1. Examine captured data with the intent of developing an hypothesis. The data would be things like server-side transactions, errors and transaction and browser traces. An hypothesis might be "to see if there is a relationship between the number of transaction trace segments and the CPU percentage taken by the monitored application."

2. Create a model in the form of an equation that derives from the hypothesis, whether or not it confirms it, denies it or shows no particular result. The model should represent a statistical approach to understanding the data.

3. I would like the model to learn from training data, and then, based on that learning, to apply itself to new data (the 'test' data) from which it would predict outcomes. So this third step is to define the training data. This would involve identifying what applications to monitor, and all of the many facets of that, including where the app runs (VM, cloud, local), amount and type of load, varying levels of load, agent and application and framework configuration settings.

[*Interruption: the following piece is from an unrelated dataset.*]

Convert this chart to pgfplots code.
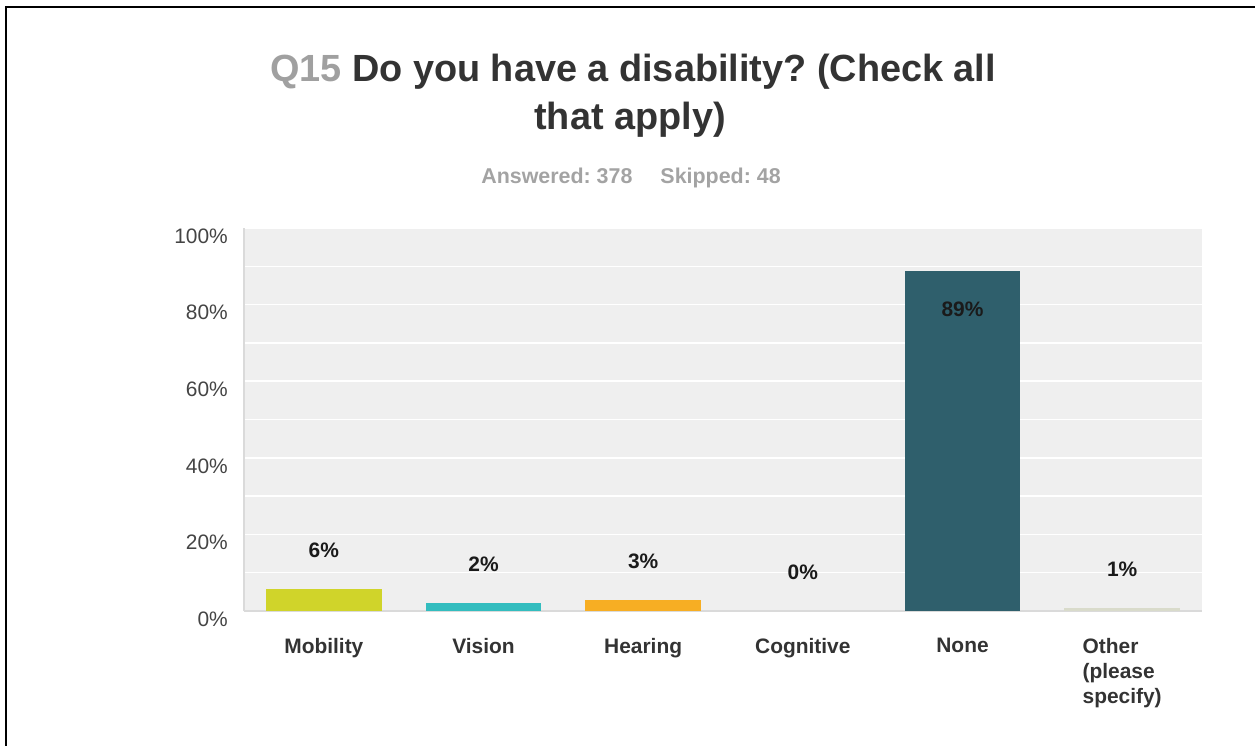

4. Run the model against the training data. If there is a clear sign of causation, that's the ideal. This is unlikely to be clear cut, so the result may be that a certain confidence interval is the hoped-for outcome when the model is run against test data. But confirming the confidence interval with training data will be an important step.

5. Run the model against the test data to see if causation is apparent.

Some of the principals of machine learning are:

(a) To separate signal from noise
(b) To avoid both over-fitting (too specific) and under-fitting (too general)

The model to be developed will be created based on my prior knowledge of the problem domain. The amount of bias that I bring to the model can determine how much the model over- or under-fits the data. For example, if I have observed that, for five servers being monitored, that, over a one-hour span, the CPU percentage doubles when two additional applications (any applications) are running on a server, then I could create a model that represents overall CPU percentage for a server as

CPU% = StartCPU% * (#AdditionalApps/2) * 2

My bias in using this model would be very high, and would result in a very generalized model. Such a model has a high bias. If instead I used created a model where the bias was low and allowed repeated iterations of the model on different data sets, then I could potentially overfit the model to the data. These are some of the concepts I'm working to understand. The e-book in progress, A First Encounter with Machine Learning, by Max Welling, was my primary source for this information.

I'm also starting to look to Microsoft's entry in the ML space, Microsoft Azure Machine Learning. This looks really cool! Automation and visualization of tasks, and the ability to include your own R scripts. I'll report on it shortly.